Stone cold Circumstances

Saturday, December 22, 2007

The Circumstances Christmas Special...

The holly, jolly music drifted across the snow covered field. Every now and then whoops of enjoyment could be heard over the music, punctuated occasionally by the odd breaking glass or the sound of a body hitting the floor. The party was basically going off.

Outside things were far less merry. Rudolph took a long, dejected drag from his cigarette and stared at the misty horizon. It isn't easy for a reindeer to smoke a cigarette, but Rudolph had taught himself because, hey, he was a superstar now and could do what he liked. Rudolph grimaced each time the music got louder or the sound of his colleagues' shrieking laughter travelled across the snow to him. He leant heavily against a tree to support himself, weighed down by the six or seven highballs he'd knocked back the moment he turned up.

It was the North Pole Christmas party. December 23. One night before the big show.

"Hey... Rudybaby! Come back in, we're about to have the pinata," Blitzen called from the brightly lit doorway of the barn.

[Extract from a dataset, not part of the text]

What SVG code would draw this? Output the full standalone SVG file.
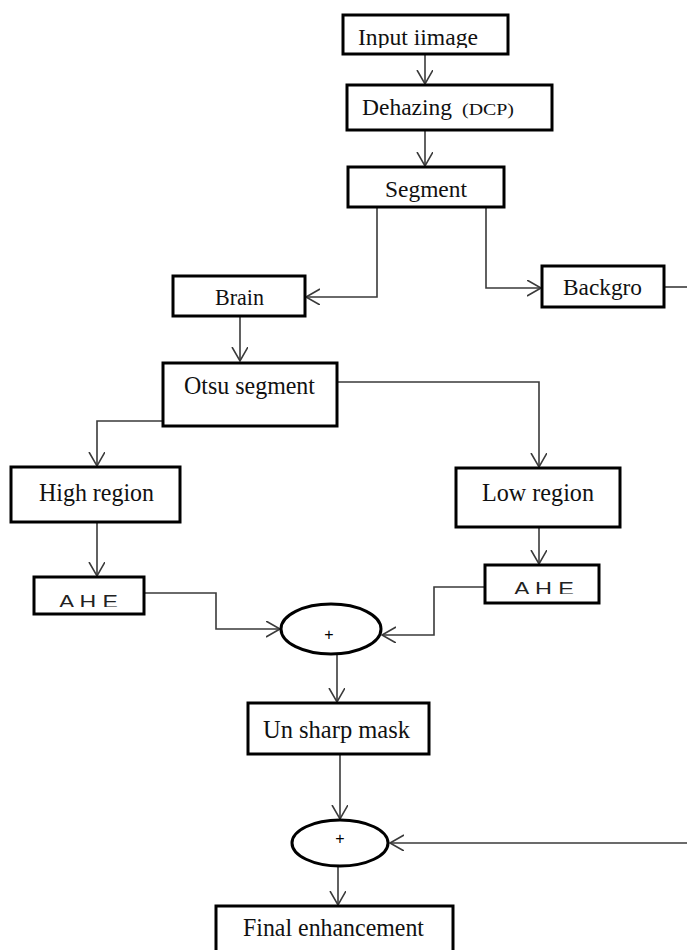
<svg xmlns="http://www.w3.org/2000/svg" width="687" height="950" viewBox="0 0 687 950">
<style>
.box{fill:#fff;stroke:#000;stroke-width:3}
.ell{fill:#fff;stroke:#000;stroke-width:3}
.t{font-family:"Liberation Serif","Times New Roman",serif;font-size:24px;fill:#111}
.s{font-family:"Liberation Sans",Arial,sans-serif;font-size:19px;fill:#222}
.p{font-family:"Liberation Sans",Arial,sans-serif;font-size:16px;fill:#000}
.c{fill:none;stroke:#3a3a3a;stroke-width:1.6}
</style>
<defs>
<marker id="ah" markerUnits="userSpaceOnUse" markerWidth="20" markerHeight="20" refX="14" refY="8" orient="auto">
<path d="M0,0 L14,8 L0,16" fill="none" stroke="#3a3a3a" stroke-width="1.6"/>
</marker>
<clipPath id="cInput"><rect x="343" y="14" width="165" height="34"/></clipPath>
<clipPath id="cAheL"><rect x="34" y="577" width="110" height="30"/></clipPath>
<clipPath id="cAheR"><rect x="485" y="565" width="114" height="29"/></clipPath>
</defs>
<rect width="687" height="950" fill="#fff"/>
<g id="connectors">
<path class="c" d="M425,55 V84" marker-end="url(#ah)"/>
<path class="c" d="M425,130 V166" marker-end="url(#ah)"/>
<path class="c" d="M377,207 V297 H306" marker-end="url(#ah)"/>
<path class="c" d="M486,207 V288 H541" marker-end="url(#ah)"/>
<path class="c" d="M664,287 H687"/>
<path class="c" d="M240,316 V361" marker-end="url(#ah)"/>
<path class="c" d="M337,382 H539 V467" marker-end="url(#ah)"/>
<path class="c" d="M163,421 H97 V466" marker-end="url(#ah)"/>
<path class="c" d="M97,523 V576" marker-end="url(#ah)"/>
<path class="c" d="M539,527 V564" marker-end="url(#ah)"/>
<path class="c" d="M144,593 H216 V629 H280" marker-end="url(#ah)"/>
<path class="c" d="M485,587 H434 V635 H382" marker-end="url(#ah)"/>
<path class="c" d="M337,654 V702" marker-end="url(#ah)"/>
<path class="c" d="M340,754 V819" marker-end="url(#ah)"/>
<path class="c" d="M687,843 H390" marker-end="url(#ah)"/>
<path class="c" d="M338,866 V905" marker-end="url(#ah)"/>
</g>
<g id="input">
<rect class="box" x="343" y="15" width="165" height="39"/>
<text class="t" x="358" y="45" textLength="120" lengthAdjust="spacingAndGlyphs" clip-path="url(#cInput)">Input iimage</text>
</g>
<g id="dehazing">
<rect class="box" x="347" y="85" width="205" height="45"/>
<text class="t" x="362" y="115" textLength="90" lengthAdjust="spacingAndGlyphs">Dehazing</text>
<text class="t" x="462" y="115" style="font-size:16px" textLength="52" lengthAdjust="spacingAndGlyphs">(DCP)</text>
</g>
<g id="segment">
<rect class="box" x="348" y="167" width="156" height="40"/>
<text class="t" x="385" y="197" textLength="82" lengthAdjust="spacingAndGlyphs">Segment</text>
</g>
<g id="brain">
<rect class="box" x="173" y="276" width="132" height="40"/>
<text class="t" x="215" y="305" textLength="49" lengthAdjust="spacingAndGlyphs">Brain</text>
</g>
<g id="background">
<rect class="box" x="542" y="266" width="122" height="41"/>
<text class="t" x="563" y="295" textLength="79" lengthAdjust="spacingAndGlyphs">Backgro</text>
</g>
<g id="otsu">
<rect class="box" x="163" y="363" width="174" height="63"/>
<text class="t" x="184" y="394" style="font-size:25px" textLength="131" lengthAdjust="spacingAndGlyphs">Otsu segment</text>
</g>
<g id="high">
<rect class="box" x="11" y="467" width="169" height="55"/>
<text class="t" x="39" y="501" style="font-size:25px" textLength="115" lengthAdjust="spacingAndGlyphs">High region</text>
</g>
<g id="low">
<rect class="box" x="456" y="468" width="164" height="59"/>
<text class="t" x="482" y="501" style="font-size:25px" textLength="112" lengthAdjust="spacingAndGlyphs">Low region</text>
</g>
<g id="ahe-left">
<rect class="box" x="34" y="577" width="110" height="37"/>
<text class="s" x="59" y="608" textLength="59" lengthAdjust="spacingAndGlyphs" clip-path="url(#cAheL)">A H E</text>
</g>
<g id="ahe-right">
<rect class="box" x="485" y="565" width="114" height="38"/>
<text class="s" x="514" y="595" textLength="60" lengthAdjust="spacingAndGlyphs" clip-path="url(#cAheR)">A H E</text>
</g>
<g id="sum1">
<ellipse class="ell" cx="331" cy="629" rx="50" ry="25"/>
<text class="p" x="329" y="640" text-anchor="middle">+</text>
</g>
<g id="unsharp">
<rect class="box" x="248" y="703" width="181" height="51"/>
<text class="t" x="263" y="738" style="font-size:25px" textLength="147" lengthAdjust="spacingAndGlyphs">Un sharp mask</text>
</g>
<g id="sum2">
<ellipse class="ell" cx="340" cy="843" rx="48" ry="23"/>
<text class="p" x="340" y="844" text-anchor="middle">+</text>
</g>
<g id="final">
<rect class="box" x="216" y="906" width="237" height="60"/>
<text class="t" x="243" y="936" style="font-size:25px" textLength="181" lengthAdjust="spacingAndGlyphs">Final enhancement</text>
</g>
</svg>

Rudolph hated Blitzen the most. Even though he was successful now, he would never forget how they had all treated him when he first arrived. Blitzen especially. He had woken after his second night in the barn to find his bright red nose painted yellow, and all his things thrown out into the snow. Blitzen hadn't even tried to pretend he hadn't done it.

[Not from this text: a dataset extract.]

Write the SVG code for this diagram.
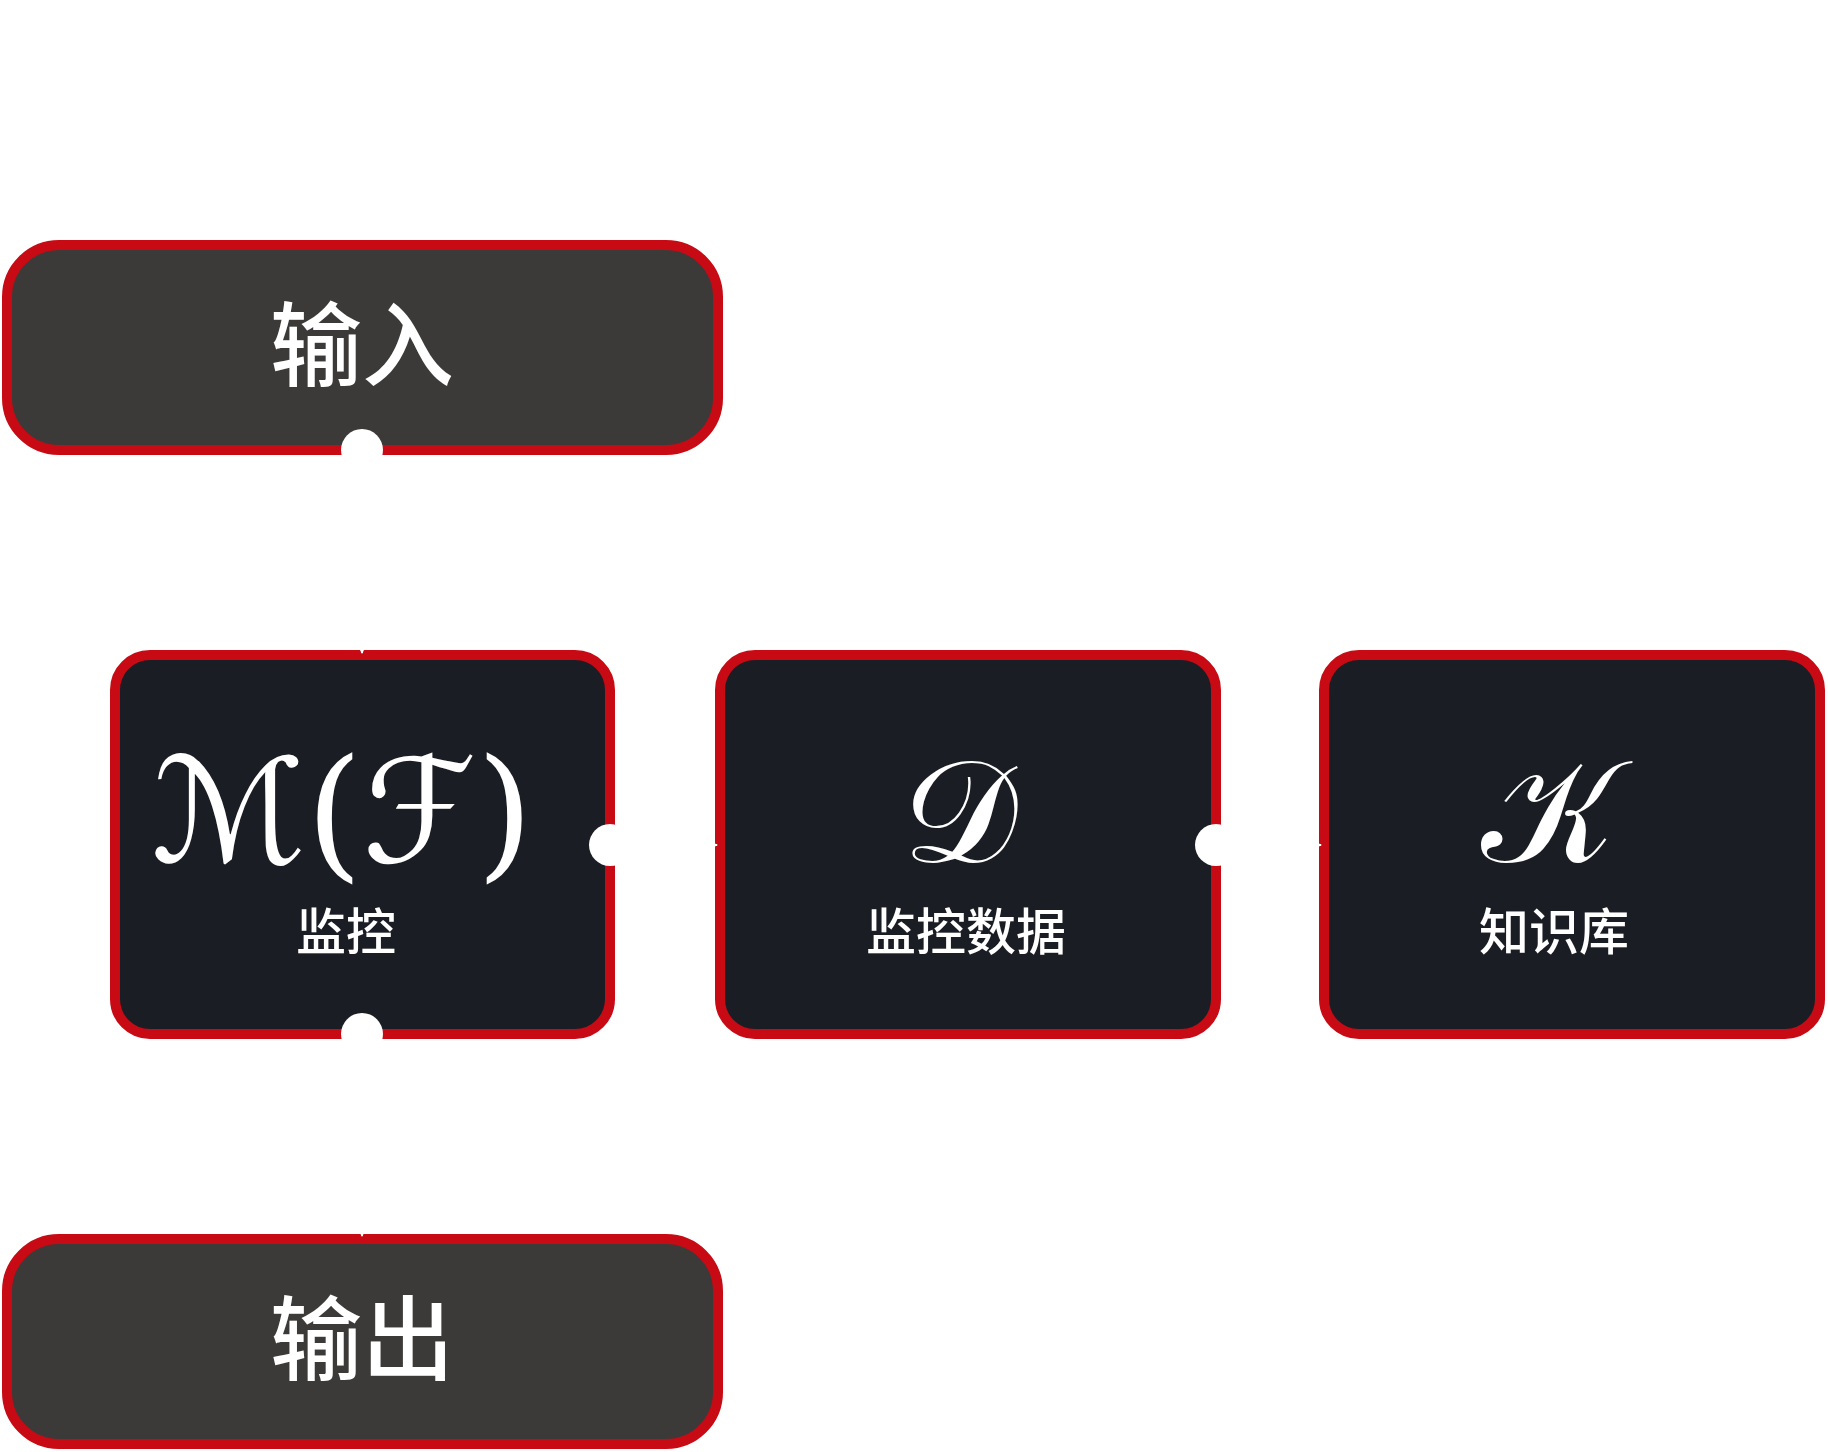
<svg xmlns="http://www.w3.org/2000/svg" width="1828" height="1452" viewBox="0 0 1828 1452">
<style>
.io{fill:#3c3a38;stroke:#c80a14;stroke-width:10}
.mid{fill:#1a1d24;stroke:#c80a14;stroke-width:10}
.big{font-family:"Noto Sans CJK SC","Noto Sans",sans-serif;font-weight:500;font-size:92px;fill:#fff;text-anchor:middle}
.lbl{font-family:"Noto Sans CJK SC","Noto Sans",sans-serif;font-weight:500;font-size:50px;fill:#fff;text-anchor:middle}
.math{font-family:"DejaVu Serif","DejaVu Sans","Noto Sans",serif;font-size:145px;fill:#fff;text-anchor:middle}
.edge{stroke:#fff;stroke-width:2;fill:none;marker-start:url(#dot);marker-end:url(#arr)}
</style>
<defs>
<marker id="arr" markerUnits="userSpaceOnUse" markerWidth="6" markerHeight="6" refX="5" refY="3" orient="auto"><path d="M0,0 L6,3 L0,6 Z" fill="#fff"/></marker>
<marker id="dot" markerUnits="userSpaceOnUse" markerWidth="44" markerHeight="44" refX="22" refY="22" orient="auto"><circle cx="22" cy="22" r="21" fill="#fff"/></marker>
</defs>
<rect width="1828" height="1452" fill="#fff"/>
<g id="node-input">
<rect class="io" x="7" y="245" width="711" height="205" rx="52"/>
<text class="big" x="362" y="379">输入</text>
</g>
<g id="node-monitor">
<rect class="mid" x="115" y="655" width="495" height="379" rx="35"/>
<text class="math" x="342" y="862">ℳ(ℱ)</text>
<text class="lbl" x="346" y="950">监控</text>
</g>
<g id="node-data">
<rect class="mid" x="720" y="655" width="496" height="379" rx="35"/>
<text class="math" x="960" y="862">𝒟</text>
<text class="lbl" x="966" y="950">监控数据</text>
</g>
<g id="node-knowledge">
<rect class="mid" x="1324" y="655" width="496" height="379" rx="35"/>
<text class="math" x="1548" y="862">𝒦</text>
<text class="lbl" x="1554" y="950">知识库</text>
</g>
<g id="node-output">
<rect class="io" x="7" y="1239" width="711" height="205" rx="52"/>
<text class="big" x="362" y="1373">输出</text>
</g>
<g id="connectors">
<path class="edge" d="M362,450 L362,653"/>
<path class="edge" d="M610,845 L717,845"/>
<path class="edge" d="M1216,845 L1321,845"/>
<path class="edge" d="M362,1034 L362,1236"/>
</g>
</svg>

Rudolph crushed out his cigarette and turned back toward the barn. He shivered, a little from the cold and a little from disgust. As he stepped through the doorway the party paused as everyone in the room sent up a huge cheer celebrating his return. Rudolph just nodded and headed towards his customary table in the darkest corner of the barn. The party raged on, the music blared and the party lights flickered on and off in an orgasm of colour. Rudolph's now not-so-bright red nose smouldered angrily in dim half-light.

Monday, December 10, 2007

Some things are better left...

There are a lot of things that get left unsaid or unexplored that would undoubtedly be extremely interesting conversation pieces or philosophical points of departure if only we were brave enough to discuss them. They are the things that lurk below the surface of our public lives like Sunday surcharge fine print on a laminated Willoughby Road menu.

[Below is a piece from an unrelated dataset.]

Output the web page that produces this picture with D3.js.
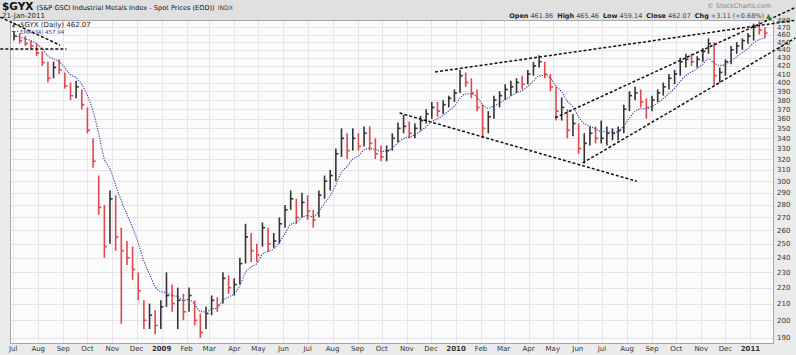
<!DOCTYPE html>
<html>
<head>
<meta charset="utf-8">
<script src="https://cdn.jsdelivr.net/npm/d3@7"></script>
<style>
  body { margin: 0; background: #fff; }
  svg { display: block; font-family: "DejaVu Sans", Verdana, sans-serif; }
</style>
</head>
<body>
<div id="chart"></div>
<script>
const w = 796;
const h = 355;

// weekly bars (week of the given wednesday)
const firstWeek = new Date(2008, 6, 2);
const weekHigh = [465,462,458,452,448,438,425,425,428,412,
  400,402,392,372,340,305,280,292,288,262,
  252,248,230,212,210,206,212,230,222,220,
  216,220,212,204,208,215,214,230,228,226,
  240,265,258,250,266,262,258,270,280,292,
  285,290,288,276,292,305,310,330,350,345,
  350,345,352,352,340,333,333,345,356,364,
  357,355,363,370,378,378,380,385,392,415,
  412,405,392,375,368,385,390,398,402,405,
  408,415,425,433,425,410,395,383,370,365,
  355,345,352,352,358,352,350,352,375,390,
  395,392,382,385,392,400,410,415,430,435,
  435,432,442,455,450,418,428,445,450,455,
  462,475,478,470];
const weekLow = [452,448,445,440,432,420,400,405,410,393,
  380,382,370,345,312,272,240,250,245,198,
  235,225,212,195,195,192,195,208,205,195,
  200,205,197,190,195,203,205,210,216,215,
  222,236,237,237,248,244,247,250,262,276,
  265,270,268,262,270,285,292,300,322,320,
  328,328,332,328,320,318,318,328,336,345,
  340,340,348,355,360,362,365,372,378,388,
  395,382,368,340,345,360,372,380,385,388,
  392,398,408,418,405,390,358,358,340,342,
  325,316,333,335,335,333,338,338,345,368,
  380,372,360,368,378,385,392,398,408,418,
  420,418,425,435,397,400,408,422,435,440,
  448,452,460,455];
const weekClose = [458,452,448,445,436,424,405,418,415,396,
  385,395,375,348,318,278,248,285,255,245,
  240,232,218,200,203,197,208,215,210,212,
  205,215,200,193,204,212,209,226,220,222,
  236,255,245,242,262,250,252,265,276,285,
  270,282,275,268,288,300,305,325,340,328,
  340,332,345,335,325,322,328,340,350,352,
  345,350,358,365,372,368,375,382,388,408,
  400,388,372,350,362,380,385,392,395,400,
  398,410,420,425,410,395,368,372,348,355,
  330,335,345,340,340,345,345,348,370,385,
  388,378,372,380,388,395,405,410,425,428,
  425,428,438,448,408,412,425,440,445,452,
  458,470,466,462.07];

const priceTicks = [190,200,210,220,230,240,250,260,270,280,290,300,310,320,330,
  340,350,360,370,380,390,400,410,420,430,440,450,460,470,480];
const monthLabels = ["Jul","Aug","Sep","Oct","Nov","Dec","2009","Feb","Mar","Apr","May","Jun",
  "Jul","Aug","Sep","Oct","Nov","Dec","2010","Feb","Mar","Apr","May","Jun",
  "Jul","Aug","Sep","Oct","Nov","Dec","2011"];

// hand drawn trend lines: [startDate, startPrice, endDate, endPrice]
const trendLines = [
  [new Date(2008, 5, 15), 484, new Date(2008, 7, 28), 446],
  [new Date(2008, 5, 15), 441, new Date(2008, 8, 5), 441],
  [new Date(2009, 11, 6), 412.5, new Date(2011, 1, 28), 480],
  [new Date(2009, 9, 23), 366, new Date(2010, 7, 13), 300],
  [new Date(2010, 4, 4), 361, new Date(2011, 1, 26), 498],
  [new Date(2010, 5, 7), 316.4, new Date(2011, 1, 26), 455.5]
];

const pLeft = 10, pRight = 773, pTop = 20, pBottom = 343;

const x = d3.scaleTime()
  .domain([new Date(2008, 5, 27), new Date(2011, 0, 29)])
  .range([pLeft, pRight]);
const y = d3.scaleLog()
  .domain([187.2, 480])
  .range([pBottom, pTop]);

const bars = weekClose.map((c, i) => ({
  date: d3.timeDay.offset(firstWeek, 7 * i),
  high: weekHigh[i], low: weekLow[i], close: c,
  up: i === 0 ? true : c >= weekClose[i - 1]
}));

// EMA(34) on daily data ~ 34/5 weeks here
const alpha = 2 / (34 / 5 + 1);
let ema = [];
bars.forEach((d, i) => ema.push(i === 0 ? d.close : ema[i - 1] + alpha * (d.close - ema[i - 1])));

const svg = d3.select("#chart").append("svg")
  .attr("width", w).attr("height", h);

// backgrounds
svg.append("rect").attr("width", w).attr("height", h).attr("fill", "#ebebeb");
svg.append("rect").attr("width", w).attr("height", pTop).attr("fill", "#e0e0e0");
svg.append("rect").attr("x", pLeft).attr("y", pTop)
  .attr("width", pRight - pLeft).attr("height", pBottom - pTop)
  .attr("fill", "#fbfbfc");

const months = d3.timeMonth.range(new Date(2008, 6, 1), new Date(2011, 0, 2));

// grid
svg.append("g").selectAll("line").data(priceTicks).enter().append("line")
  .attr("x1", pLeft).attr("x2", pRight)
  .attr("y1", d => Math.round(y(d)) + 0.5).attr("y2", d => Math.round(y(d)) + 0.5)
  .attr("stroke", "#e4e4ea");
svg.append("g").selectAll("line").data(months).enter().append("line")
  .attr("x1", d => Math.round(x(d)) + 0.5).attr("x2", d => Math.round(x(d)) + 0.5)
  .attr("y1", pTop).attr("y2", pBottom)
  .attr("stroke", "#e4e4ea");

svg.append("rect").attr("x", pLeft + 0.5).attr("y", pTop + 0.5)
  .attr("width", pRight - pLeft).attr("height", pBottom - pTop)
  .attr("fill", "none").attr("stroke", "#a8a8a8");

svg.append("clipPath").attr("id", "plot").append("rect")
  .attr("x", pLeft).attr("y", pTop).attr("width", pRight - pLeft).attr("height", pBottom - pTop);

const plot = svg.append("g").attr("clip-path", "url(#plot)");

// price bars
let barG = plot.append("g").selectAll("g").data(bars).enter().append("g")
  .attr("stroke", d => d.up ? "#333" : "#e0484c")
  .attr("stroke-width", 1.6);
barG.append("line")
  .attr("x1", d => x(d.date)).attr("x2", d => x(d.date))
  .attr("y1", d => y(d.high)).attr("y2", d => y(d.low));
barG.append("line")
  .attr("x1", d => x(d.date)).attr("x2", d => x(d.date) + 2.6)
  .attr("y1", d => y(d.close)).attr("y2", d => y(d.close));

// EMA
plot.append("path")
  .datum(bars)
  .attr("d", d3.line().curve(d3.curveMonotoneX).x(d => x(d.date)).y((d, i) => y(ema[i])))
  .attr("fill", "none")
  .attr("stroke", "#3a3f9a")
  .attr("stroke-width", 1.1)
  .attr("stroke-dasharray", "1.2,1.3");

// trend lines
svg.append("g").selectAll("line").data(trendLines).enter().append("line")
  .attr("x1", d => x(d[0])).attr("y1", d => y(d[1]))
  .attr("x2", d => x(d[2])).attr("y2", d => y(d[3]))
  .attr("stroke", "#111").attr("stroke-width", 1.5)
  .attr("stroke-dasharray", "3,2");

// y axis labels
svg.append("g").selectAll("text").data(priceTicks).enter().append("text")
  .attr("x", pRight + 4).attr("y", d => y(d) + 2.5)
  .attr("font-size", 7).attr("fill", "#333")
  .text(d => d);

// x axis labels
svg.append("g").selectAll("text").data(months).enter().append("text")
  .attr("x", d => x(d)).attr("y", 351)
  .attr("text-anchor", "middle")
  .attr("font-size", 7)
  .attr("font-weight", (d, i) => /^\d/.test(monthLabels[i]) ? "bold" : "normal")
  .attr("fill", "#333")
  .text((d, i) => monthLabels[i]);

// header
let title = svg.append("text").attr("x", 2).attr("y", 10).attr("fill", "#111");
title.append("tspan").attr("font-size", 10.5).attr("font-weight", "bold").text("$GYX");
title.append("tspan").attr("font-size", 6.6).attr("dx", 3).text("(S&P GSCI Industrial Metals Index - Spot Prices (EOD))");
title.append("tspan").attr("font-size", 6.2).attr("dx", 3).attr("fill", "#444").text("INDX");
svg.append("text").attr("x", 2).attr("y", 18).attr("font-size", 7).attr("fill", "#222").text("21-Jan-2011");

svg.append("text").attr("x", 771).attr("y", 8).attr("text-anchor", "end")
  .attr("font-size", 6.5).attr("fill", "#888").text("© StockCharts.com");

const last = bars[bars.length - 1];
let quote = svg.append("text").attr("x", 771).attr("y", 17.5).attr("text-anchor", "end")
  .attr("font-size", 6.5).attr("fill", "#222");
[["Open", "461.86"], ["High", "465.46"], ["Low", "459.14"], ["Close", last.close.toFixed(2)],
 ["Chg", "+3.11 (+0.68%)"]].forEach((p, i) => {
  quote.append("tspan").attr("font-weight", "bold").attr("dx", i ? 4 : 0).text(p[0]);
  quote.append("tspan").attr("dx", 2).attr("fill", "#444").text(p[1]);
});
quote.append("tspan").attr("dx", 2).attr("fill", "#2a8a2a").text("▲");

// legend
let leg = svg.append("g");
leg.append("path").attr("d", "M14,22.5V27.5M12,26H14M14,24H16M17,25H20").attr("stroke", "#222").attr("fill", "none");
leg.append("text").attr("x", 20).attr("y", 27).attr("font-size", 7).attr("fill", "#222")
  .text("$GYX (Daily) " + last.close.toFixed(2));
leg.append("line").attr("x1", 12).attr("x2", 19).attr("y1", 31.5).attr("y2", 31.5)
  .attr("stroke", "#3a3f9a").attr("stroke-dasharray", "1,1.5");
leg.append("text").attr("x", 20).attr("y", 33.5).attr("font-size", 5.5).attr("fill", "#3a3f9a")
  .text("EMA(34) 457.94");
</script>
</body>
</html>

Everybody has an idea of what I'm talking about. Those small feelings you get, often on a Sunday afternoon after being presented with a bill 25% higher than you expected, that make you secretly ashamed not just because you thought them, but also because, having thought them, you tend to wallow in them. Often with no tangible beginning, they get drawn out to preposterous lengths as self-indulgence and narcissism take hold.

These flights of fancy may just begin with imagining how bad it would be if something awful was to happen to your significant other/family/friend/pet/treasured trading card. Quickly this train of thought derails into thinking about how sad you'd be, and how much attention people would pay you as a result of the terrible tragedy. You imagine how stoic you'd be. Only your closest friends would realise how torn up inside you were. They'd have to explain to people at parties why you had the thousand-yard stare. You imagine the respect these people would give you when they heard the bad news, saying to each other: "He/she is taking it so well." You imagine walks in parks that don't even exist, and how your inner turmoil would be sharply at odds with the vitality of life around you. You imagine Bittersweet Symphony playing in the background as you watch the ducks move effortlessly across the glassy still water of the pond. Your perspective would be amazing. No one else would realise that the ducks were a poignant symbol that life goes on no matter what. You return to the office job you don't even have much earlier than your colleagues expect and turn in fantastic work with a shrug that says: "Nothing really matters anymore, but I can deal."

But we very rarely talk about these feelings. We talk about the silly dreams we have or how annoying the girl at the check out was today because she said "youse".

We don't mention these thoughts because we just can't take the risk that, although we feel pretty well-adjusted, we are not normal. We worry that divulging these little secrets to others will expose that under our reasonably normal facades we are, in fact, cripplingly and malevolently selfish.

But we aren't. Everyone thinks this way from time to time. We should discuss them. After all, they're quite funny (provided you aren't the person killed in the plane/car/rotunda accident). Openly discussing these foibles could bring us all closer together, by showing us that deep down, we all star in our own movies, and all secretly want them to be dramatic and brimming with pathos.

As I write this, I realise that there is a second category of information we all keep to ourselves. These are those stories or interesting facts we don't pass on because we are ashamed to reveal the source. I'd give an example, but I can't because I heard it at a Young Liberals function.